Despite extensive criticism, the Paris Climate Accord succeeded in some of its primary objectives. Most notably, both private markets and national political approaches to climate action have advanced in the wake of the agreement. From a private perspective, renewable energy has become more financially viable and grown as a result. In 2020, 90% of new energy generation capacities around the world were renewable. Additionally, the Paris agreement normalized net-zero emissions commitments, a practice that has since spread to all facets of the economy. According to the Energy and Climate Intelligence Unit (ECIU), nearly 1/5, or 1,100, of the largest companies in the world are now committed to some variation of a net-zero plan. 

The public approach to climate issues has also advanced due to innovative approaches in the Paris Agreement. The Paris structure uniquely combined aspects of both a bottom-up and top-down approach to reach emission reduction targets. Moreover, the agreement has normalized the sub-1.5°C goal, a target that previously seemed infeasible. After the Paris Agreement, global emissions forecasts for 2100 have lowered from 3.5°C to 2.9°C, a remarkable improvement, but one that is still insufficient to avoid the worst of climate change.

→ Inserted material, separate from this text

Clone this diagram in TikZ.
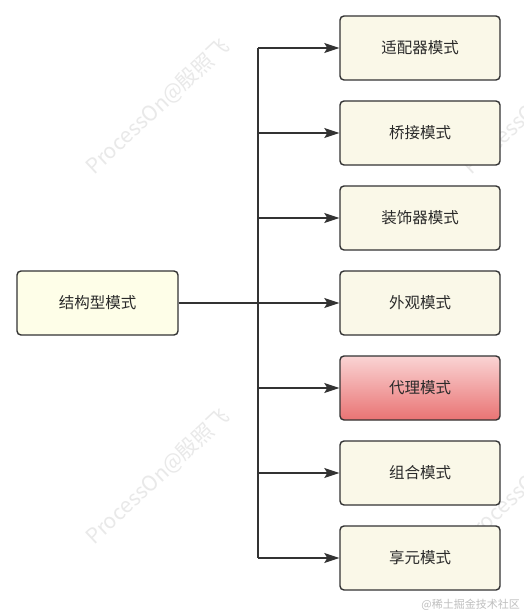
\documentclass[tikz,border=0pt]{standalone}
\usepackage{fontspec}
\newfontfamily\cjk{Noto Sans CJK SC}
\usetikzlibrary{arrows.meta}
\definecolor{boxline}{HTML}{333333}
\definecolor{boxfill}{HTML}{FAF8E8}
\definecolor{rootfill}{HTML}{FEFEE8}
\definecolor{redtop}{HTML}{FAD4D4}
\definecolor{redbot}{HTML}{E97373}
\definecolor{wm}{HTML}{E9E9E9}
\definecolor{txt}{HTML}{2A2A2A}
\tikzset{
  box/.style={draw=boxline, line width=1.4pt, rounded corners=4pt, fill=boxfill,
    minimum width=160pt, minimum height=64pt, inner sep=0pt,
    font=\cjk\fontsize{15.5}{18}\selectfont, text=txt},
  rootbox/.style={box, fill=rootfill, minimum width=161pt},
  redbox/.style={box, top color=redtop, bottom color=redbot},
  link/.style={draw=boxline, line width=1.4pt},
  arr/.style={link, -{Stealth[length=15pt, width=10pt, inset=3pt]}},
  watermark/.style={text=wm, font=\cjk\fontsize{21}{24}\selectfont, rotate=43}
}
\begin{document}
\begin{tikzpicture}[x=1pt, y=-1pt]
\useasboundingbox (0,0) rectangle (524,615);
\fill[white] (0,0) rectangle (524,615);
% watermarks
\node[watermark] (w1) at (158,107) {ProcessOn@殷照飞};
\node[watermark] (w2) at (158,477) {ProcessOn@殷照飞};
\node[watermark] (w3) at (535,107) {ProcessOn@殷照飞};
\node[watermark] (w4) at (535,477) {ProcessOn@殷照飞};
% nodes
\node[rootbox] (root) at (97.5,303) {结构型模式};
\node[box] (n1) at (420,48) {适配器模式};
\node[box] (n2) at (420,133) {桥接模式};
\node[box] (n3) at (420,218) {装饰器模式};
\node[box] (n4) at (420,303) {外观模式};
\node[redbox] (n5) at (420,388) {代理模式};
\node[box] (n6) at (420,473) {组合模式};
\node[box] (n7) at (420,558) {享元模式};
% trunk coordinates
\coordinate (t1) at (258,48);
\coordinate (t2) at (258,133);
\coordinate (t3) at (258,218);
\coordinate (t4) at (258,303);
\coordinate (t5) at (258,388);
\coordinate (t6) at (258,473);
\coordinate (t7) at (258,558);
\draw[link, line width=2.2pt] (root.east) -- (t4);
\draw[link] (t1) -- (t7);
\foreach \i in {1,...,7} { \draw[arr] (t\i) -- (n\i.west); }
% credit
\node[anchor=east, text=black!25, font=\cjk\fontsize{11}{13}\selectfont, inner sep=0pt] (credit) at (520,605) {@稀土掘金技术社区};
\end{tikzpicture}
\end{document}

Despite advances in global climate action, the challenges facing the international community have grown monumentally since 2015. Emissions have continually grown, from 50 billion tons annually in 2015 to 55 billion in 2019. Global temperatures have remained on the rise, as has the rate of fossil fuel production. Many of the strengths of the Paris Climate Agreement, particularly its bottom-up structure of nationally determined contributions (NDCs) and reliance on self-reporting and review, have also proven to be weaknesses.

The NDC Synthesis Report, released in September 2021, predicts all 192 parties of NDCs will produce a 16% increase in global GHG emissions by 2030 at current production levels, a figure in stark contrast with the IPCC estimate of a 45% reduction to avoid a 1.5C increase. National failures to follow through on emission pledges spell out unprecedented challenges for upcoming climate negotiations. 

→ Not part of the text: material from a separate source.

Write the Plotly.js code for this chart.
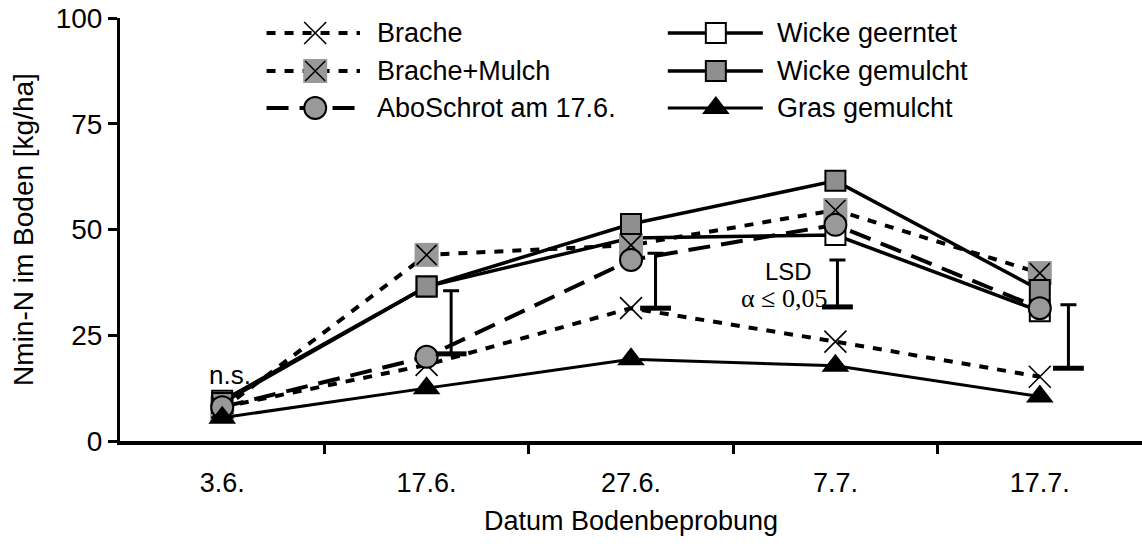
<!DOCTYPE html>
<html><head><meta charset="utf-8">
<script src="https://cdn.plot.ly/plotly-3.0.1.min.js"></script>
<style>html,body{margin:0;padding:0;background:#fff}</style>
</head><body><div id="chart" style="width:1142px;height:547px"></div>
<script>
// ---- data ----
const dates = ['3.6.', '17.6.', '27.6.', '7.7.', '17.7.'];
const seriesNames = ['Brache', 'Brache+Mulch', 'AboSchrot am 17.6.', 'Wicke geerntet', 'Wicke gemulcht', 'Gras gemulcht'];
const brache        = [8.0, 18.0, 31.4, 23.5, 15.2];
const bracheMulch   = [7.5, 44.0, 46.3, 54.6, 39.7];
const aboSchrot     = [8.0, 19.9, 42.8, 51.1, 31.4];
const wickeGeerntet = [9.5, 36.5, 48.0, 48.7, 30.7];
const wickeGemulcht = [9.0, 36.5, 51.3, 61.5, 35.7];
const grasGemulcht  = [5.5, 12.5, 19.3, 17.8, 10.5];
const lsdDates = ['17.6.', '27.6.', '7.7.', '17.7.'];
const lsdLow   = [20.6, 31.4, 31.7, 17.2];
const lsdHigh  = [35.5, 44.4, 42.8, 32.2];
const yTicks = [0, 25, 50, 75, 100];

// ---- styles / layout helpers ----
const FONT = 'Liberation Sans, Arial, sans-serif';
const xs = dates.map((d, i) => i);
const lsdShift = [0.12, 0.12, 0.01, 0.14];
const lsdX = lsdDates.map((d, i) => dates.indexOf(d) + lsdShift[i]);
const GRAY = '#999999';
const DOT = '9px,9px';
const LDASH = '22px,11px';

const styles = {
  'Brache':            {y: brache,        line: {color: 'black', width: 4, dash: DOT},   markers: [{symbol: 'x-thin', size: 22, line: {color: 'black', width: 1.6}}]},
  'Brache+Mulch':      {y: bracheMulch,   line: {color: 'black', width: 4, dash: DOT},   markers: [{symbol: 'square', size: 24, color: GRAY, line: {width: 0}}, {symbol: 'x-thin', size: 20, line: {color: 'black', width: 1.6}}]},
  'AboSchrot am 17.6.':{y: aboSchrot,     line: {color: 'black', width: 4, dash: LDASH}, markers: [{symbol: 'circle', size: 22, color: GRAY, line: {color: 'black', width: 2}}]},
  'Wicke geerntet':    {y: wickeGeerntet, line: {color: 'black', width: 3.5},            markers: [{symbol: 'square', size: 20, color: 'white', line: {color: 'black', width: 2}}]},
  'Wicke gemulcht':    {y: wickeGemulcht, line: {color: 'black', width: 3.5},            markers: [{symbol: 'square', size: 20, color: '#8f8f8f', line: {color: 'black', width: 2}}]},
  'Gras gemulcht':     {y: grasGemulcht,  line: {color: 'black', width: 3},              markers: [{symbol: 'triangle-up', size: 24, color: 'black', line: {width: 0}}]}
};
const drawOrder = ['Wicke geerntet', 'Brache+Mulch', 'Wicke gemulcht', 'Brache', 'AboSchrot am 17.6.', 'Gras gemulcht'];

const traces = [];
drawOrder.forEach(name => {
  const s = styles[name];
  traces.push({x: xs, y: s.y, mode: 'lines', line: s.line, showlegend: false, hoverinfo: 'skip'});
  s.markers.forEach(m => traces.push({x: xs, y: s.y, mode: 'markers', marker: m, showlegend: false, cliponaxis: false, name: name}));
});

// LSD bars
traces.push({
  x: lsdX, y: lsdLow, mode: 'markers', showlegend: false, cliponaxis: false,
  marker: {symbol: 'line-ew', size: 22, line: {color: 'black', width: 5}},
  error_y: {type: 'data', symmetric: false, array: lsdHigh.map((h, i) => h - lsdLow[i]), arrayminus: lsdLow.map(() => 0), color: 'black', thickness: 3, width: 8}
});

// custom legend (in plot-fraction coordinates on an overlay axis)
const legCols = [{x0: 0.1434, xc: 0.191, x1: 0.2348, tx: 0.2495}, {x0: 0.536, xc: 0.583, x1: 0.629, tx: 0.641}];
const legRows = [0.9645, 0.8747, 0.7872];
const annotations = [];
seriesNames.forEach((name, i) => {
  const c = legCols[Math.floor(i / 3)], r = legRows[i % 3], s = styles[name];
  traces.push({x: [c.x0, c.x1], y: [r, r], xaxis: 'x2', yaxis: 'y2', mode: 'lines', line: s.line, showlegend: false, hoverinfo: 'skip'});
  s.markers.forEach(m => traces.push({x: [c.xc], y: [r], xaxis: 'x2', yaxis: 'y2', mode: 'markers', marker: m, showlegend: false, cliponaxis: false}));
  annotations.push({xref: 'paper', yref: 'paper', x: c.tx, y: r, text: name, showarrow: false, xanchor: 'left', yanchor: 'middle', font: {family: FONT, size: 27, color: 'black'}});
});

annotations.push({xref: 'x', yref: 'y', x: 0.04, y: 15.5, text: 'n.s.', showarrow: false, font: {family: FONT, size: 26, color: 'black'}});
annotations.push({xref: 'x', yref: 'y', x: 2.77, y: 40, text: 'LSD', showarrow: false, font: {family: FONT, size: 24, color: 'black'}});
annotations.push({xref: 'x', yref: 'y', x: 2.75, y: 33.8, text: 'α ≤ 0,05', showarrow: false, font: {family: 'Liberation Serif, Times New Roman, serif', size: 26, color: 'black'}});

const layout = {
  width: 1142, height: 547,
  margin: {l: 120, r: 0, t: 18, b: 106},
  paper_bgcolor: 'white', plot_bgcolor: 'white',
  showlegend: false,
  font: {family: FONT, size: 27, color: 'black'},
  xaxis: {
    range: [-0.5, 4.5], tickmode: 'array', tickvals: xs, ticktext: dates, ticks: '',
    showline: true, linecolor: 'black', linewidth: 4, showgrid: false, zeroline: false,
    ticklabelstandoff: 15,
    tickfont: {family: FONT, size: 27, color: 'black'},
    minor: {tickmode: 'array', tickvals: [0.5, 1.5, 2.5, 3.5], ticks: 'outside', ticklen: 9, tickwidth: 3, tickcolor: 'black', showgrid: false},
    title: {text: 'Datum Bodenbeprobung', font: {family: FONT, size: 27, color: 'black'}, standoff: 15}
  },
  yaxis: {
    range: [0, 100], tickmode: 'array', tickvals: yTicks, ticks: 'outside', ticklen: 9, tickwidth: 3, tickcolor: 'black',
    showline: true, linecolor: 'black', linewidth: 3, showgrid: false, zeroline: false,
    tickfont: {family: FONT, size: 28, color: 'black'},
    title: {text: 'Nmin-N im Boden [kg/ha]', font: {family: FONT, size: 28, color: 'black'}, standoff: 14}
  },
  xaxis2: {domain: [0, 1], range: [0, 1], overlaying: 'x', visible: false, fixedrange: true},
  yaxis2: {domain: [0, 1], range: [0, 1], overlaying: 'y', visible: false, fixedrange: true},
  annotations: annotations
};

Plotly.newPlot('chart', traces, layout, {staticPlot: true, displayModeBar: false});
</script></body></html>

Not only have national mitigation tactics fallen short of NDC expectations, but the highest emitters have continually faltered in their commitments. The United States, the second largest greenhouse gas emitter, briefly withdrew from the Paris Climate Agreement in fall 2020. President Joe Biden’s recommitment to the Paris Agreement lays the foundation for climate negotiations in Glasgow, but U.S. commitment seems inconsistent, unreliable and ultimately insufficient without commitment from other top emitters, such as China and Russia. As climate conditions worsen, the Paris Agreement has fallen short — many countries have failed to fulfill their pledges and countries that once led climate negotiations have faltered since 2015.

While the Paris Agreement has been effective in igniting conversations within the international community, whether or not the countries involved will stay true to the agreement is what will determine the efficacy of global action. The future of climate change is contingent on the international community faithfully and urgently committing to pledges made in Paris five years ago and in Glasgow this month.